[Directive]
Give the number of lines in the data that hold the string "chart". Nothing else is needed.

* begin Collected data *

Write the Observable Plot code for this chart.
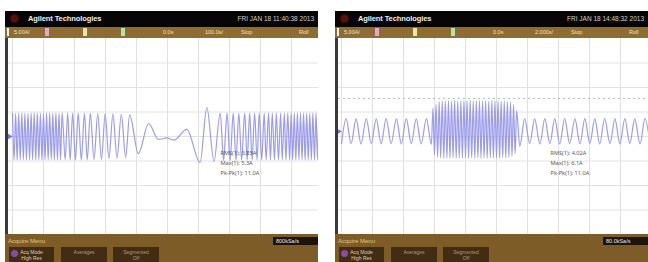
<!DOCTYPE html>
<html><head><meta charset="utf-8">
<script src="https://cdn.jsdelivr.net/npm/d3@7"></script>
<script src="https://cdn.jsdelivr.net/npm/@observablehq/plot@0.6"></script>
<style>
html,body{margin:0;padding:0;background:#fff;}
body{width:648px;height:262px;position:relative;overflow:hidden;font-family:"Liberation Sans",Arial,sans-serif;}
.panel{position:absolute;top:11px;width:313px;height:251px;background:#3a3a3a;overflow:hidden;}
.head{position:absolute;left:0;top:0;width:313px;height:16px;background:#070505;}
.logo{position:absolute;left:6px;top:4px;width:7px;height:7px;border-radius:50%;background:#5a1208;box-shadow:0 0 3px #7a2010;}
.title{position:absolute;left:23px;top:3px;font-size:7.5px;font-weight:bold;color:#f0f0f0;letter-spacing:-0.1px;}
.date{position:absolute;right:4px;top:4px;font-size:6.5px;color:#d0d0d0;}
.bar{position:absolute;left:0;top:16px;width:313px;height:11px;background:#8f6d32;}
.bar span{position:absolute;top:2px;font-size:5.5px;color:#efe0c2;}
.bar i{position:absolute;top:1px;width:4px;height:8px;}
.plotwrap{position:absolute;left:3px;top:27px;width:310px;height:196px;background:#fff;}
.foot{position:absolute;left:0;top:223px;width:313px;height:28px;background:#7d5c28;}
.menu{position:absolute;left:3px;top:4px;font-size:6px;color:#e4c67e;}
.rate{position:absolute;left:268px;top:3px;width:45px;height:8px;background:#1c140a;color:#e8e8e8;font-size:5.5px;line-height:8px;padding-left:3px;box-sizing:border-box;}
.btn{position:absolute;top:13px;height:15px;background:#422d14;color:#b09a74;font-size:5px;line-height:6px;text-align:center;padding-top:2px;box-sizing:border-box;}
.btn.first{color:#ddd0b4;}
.ico{position:absolute;left:2px;top:3px;width:7px;height:7px;border-radius:50%;background:#8a4aa0;}
</style></head><body>
<script>
// ---------- data ----------
const xGrid = [0, 100, 200, 300, 400, 500, 600, 700, 800, 900];   // ms, 100 ms/div
const yGrid = [-3, -2, -1, 0, 1, 2, 3];                              // divisions

// Left capture: trace extremes (time ms, level in divisions)
const leftDenseT1 = [0,5,10,15,20,25,30,35,40,45,50,55,60,65,70,75,80,85,90,95,100,105,110,115,120,125,130,135,140,145,150,155,160];
const leftDenseV1 = [0.95,-0.95,0.94,-0.96,0.95,-0.95,0.96,-0.94,0.95,-0.95,0.94,-0.96,0.95,-0.95,0.96,-0.95,0.95,-0.94,0.95,-0.96,0.94,-0.95,0.95,-0.95,0.96,-0.94,0.95,-0.96,0.95,-0.95,0.94,-0.95,0.95];
const leftChirpT = [170,178,186,194,203,212,222,232,241,251,263,275,287,299,311,324,337,351,365,378,406,439,471,497,520,562,605,627,650];
const leftChirpV = [-0.95,0.95,-0.96,0.95,-0.96,0.95,-0.96,0.94,-0.95,0.94,-0.94,0.93,-0.93,0.92,-0.9,0.92,-0.88,0.9,-0.86,0.88,-0.7,0.53,-0.12,-0.06,-0.15,0.29,-1.06,1.18,-1.02];
const leftRiseT = [670,681,692,702,712,721,730,739,749,757,765,773,781,789,796,804,812,818,826,832,838,845,851,858,865,870,877,882,888];
const leftRiseV = [0.96,-0.98,0.95,-0.98,0.95,-0.97,0.95,-0.96,0.95,-0.96,0.95,-0.96,0.95,-0.95,0.95,-0.95,0.95,-0.95,0.95,-0.95,0.95,-0.95,0.95,-0.95,0.95,-0.95,0.95,-0.95,0.95];
const leftDenseT2 = [894,899,904,909,914,919,924,929,934,939,944,949,954,959,964,969,974,979,984,989,994,999];
const leftDenseV2 = [-0.95,0.95,-0.96,0.94,-0.95,0.95,-0.94,0.96,-0.95,0.95,-0.96,0.95,-0.95,0.94,-0.95,0.96,-0.95,0.95,-0.94,0.95,-0.95,0.95];
const leftOffset = 0;

// Right capture
const rightPreT = [0,15,31,47,63,80,96,112,128,144,160,177,193,209,225,241,257,274,290];
const rightPreV = [-0.49,0.53,-0.49,0.52,-0.5,0.53,-0.49,0.52,-0.5,0.53,-0.49,0.52,-0.5,0.53,-0.49,0.52,-0.5,0.53,-0.52];
const rightBurstT = [295,300,305,310,315,320,325,330,335,340,345,350,355,360,365,370,375,380,385,390,395,400,405,410,415,420,425,430,435,440,445,450,455,460,465,470,475,480,485,490,495,500,505,510,515,520,525,530,535,540,545,550,555,560,565];
const rightBurstV = [0.95,-0.95,1.12,-1.04,1.22,-1.07,1.26,-1.08,1.24,-1.07,1.27,-1.08,1.25,-1.06,1.28,-1.08,1.24,-1.07,1.26,-1.08,1.27,-1.06,1.25,-1.08,1.28,-1.07,1.24,-1.08,1.26,-1.06,1.27,-1.08,1.25,-1.07,1.26,-1.08,1.24,-1.06,1.27,-1.08,1.25,-1.07,1.26,-1.08,1.24,-1.06,1.25,-1.07,1.23,-1.05,1.2,-1.0,1.1,-0.9,0.85];
const rightPostT = [575,591,607,623,640,656,672,688,704,720,736,753,769,785,801,817,833,849,866,882,898,914,930,946,963,979,995];
const rightPostV = [-0.6,0.53,-0.49,0.52,-0.5,0.53,-0.49,0.52,-0.5,0.53,-0.49,0.52,-0.5,0.53,-0.49,0.52,-0.5,0.53,-0.49,0.52,-0.5,0.53,-0.49,0.52,-0.5,0.53,-0.49];
const rightOffset = 0.2;
const rightCursors = [1.35];

// Texts
const brand = "Agilent Technologies";
const dates = ["FRI JAN 18 11:40:38 2013", "FRI JAN 18 14:48:32 2013"];
const chScale = "5.00A/";
const timeScales = ["100.0s/", "2.000s/"];
const rates = ["800kSa/s", "80.0kSa/s"];
const leftMeas = ["RMS(1): 3.85A", "Max(1): 5.3A", "Pk-Pk(1): 11.0A"];
const rightMeas = ["RMS(1): 4.02A", "Max(1): 6.1A", "Pk-Pk(1): 11.0A"];
const buttons = [["Acq Mode", "High Res"], ["Averages", ""], ["Segmented", "Off"]];

function zip(T, V) { return T.map((t, i) => ({t, v: V[i]})); }

function makePanel({left, date, timeScale, rate, trace, offset, meas, range, cursors}) {
  const p = document.createElement("div");
  p.className = "panel"; p.style.left = left + "px";
  p.innerHTML = `
    <div class="head"><div class="logo"></div><div class="title">${brand}</div><div class="date">${date}</div></div>
    <div class="bar">
      <i style="left:2px;background:#f4f4f4;width:2px"></i>
      <span style="left:9px">${chScale}</span>
      <i style="left:40px;background:#e8a6cc"></i>
      <i style="left:78px;background:#ece6a6"></i>
      <i style="left:116px;background:#b2e6a8"></i>
      <span style="left:158px">0.0s</span>
      <span style="left:200px">${timeScale}</span>
      <span style="left:236px">Stop</span>
      <span style="left:294px">Roll</span>
    </div>
    <div class="plotwrap"></div>
    <div class="foot"><div class="menu">Acquire Menu</div><div class="rate">${rate}</div></div>`;
  const foot = p.querySelector(".foot");
  const bx = [4, 56, 108];
  buttons.forEach((b, i) => {
    const d = document.createElement("div");
    d.className = "btn" + (i === 0 ? " first" : "");
    d.style.left = bx[i] + "px"; d.style.width = (i === 0 ? 45 : 46) + "px";
    d.innerHTML = (i === 0 ? '<div class="ico"></div>' : "") + b[0] + "<br>" + b[1];
    foot.appendChild(d);
  });
  const chart = Plot.plot({
    width: 310, height: 196,
    margin: 0,
    x: {domain: [0, 1000], range: range, axis: null},
    y: {domain: [-4, 4], range: [196, 0], axis: null},
    style: {background: "#fff", overflow: "hidden"},
    marks: [
      Plot.ruleX(xGrid, {stroke: "#e0e0e0", strokeWidth: 1}),
      Plot.ruleY(yGrid, {stroke: "#e2e2e2", strokeWidth: 1}),
      Plot.ruleY(cursors, {y: d => d + offset, stroke: "#a8a8a8", strokeDasharray: "2,3", strokeWidth: 0.8}),
      Plot.line(trace, {x: "t", y: d => d.v + offset, curve: "monotone-x", stroke: "#8e8ee8", strokeWidth: 1.2, strokeOpacity: 0.88}),
      Plot.dot([offset], {x: () => 0, y: d => d, symbol: "triangle", rotate: 90, r: 2.2, fill: "#7676da", stroke: null, dx: -3}),
      Plot.text([meas.join("\n")], {frameAnchor: "top-left", dx: 212, dy: 110, text: d => d, textAnchor: "start", fontSize: 5.6, lineHeight: 1.75, fill: "#555"})
    ]
  });
  p.querySelector(".plotwrap").appendChild(chart);
  document.body.appendChild(p);
}

makePanel({
  left: 5, date: dates[0], timeScale: timeScales[0], rate: rates[0],
  trace: [...zip(leftDenseT1, leftDenseV1), ...zip(leftChirpT, leftChirpV), ...zip(leftRiseT, leftRiseV), ...zip(leftDenseT2, leftDenseV2)],
  offset: leftOffset, meas: leftMeas, range: [4, 314], cursors: []
});
makePanel({
  left: 335, date: dates[1], timeScale: timeScales[1], rate: rates[1],
  trace: [...zip(rightPreT, rightPreV), ...zip(rightBurstT, rightBurstV), ...zip(rightPostT, rightPostV)],
  offset: rightOffset, meas: rightMeas, range: [3, 313], cursors: rightCursors
});
</script>
</body></html>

* end Collected data *

[Right answer]
3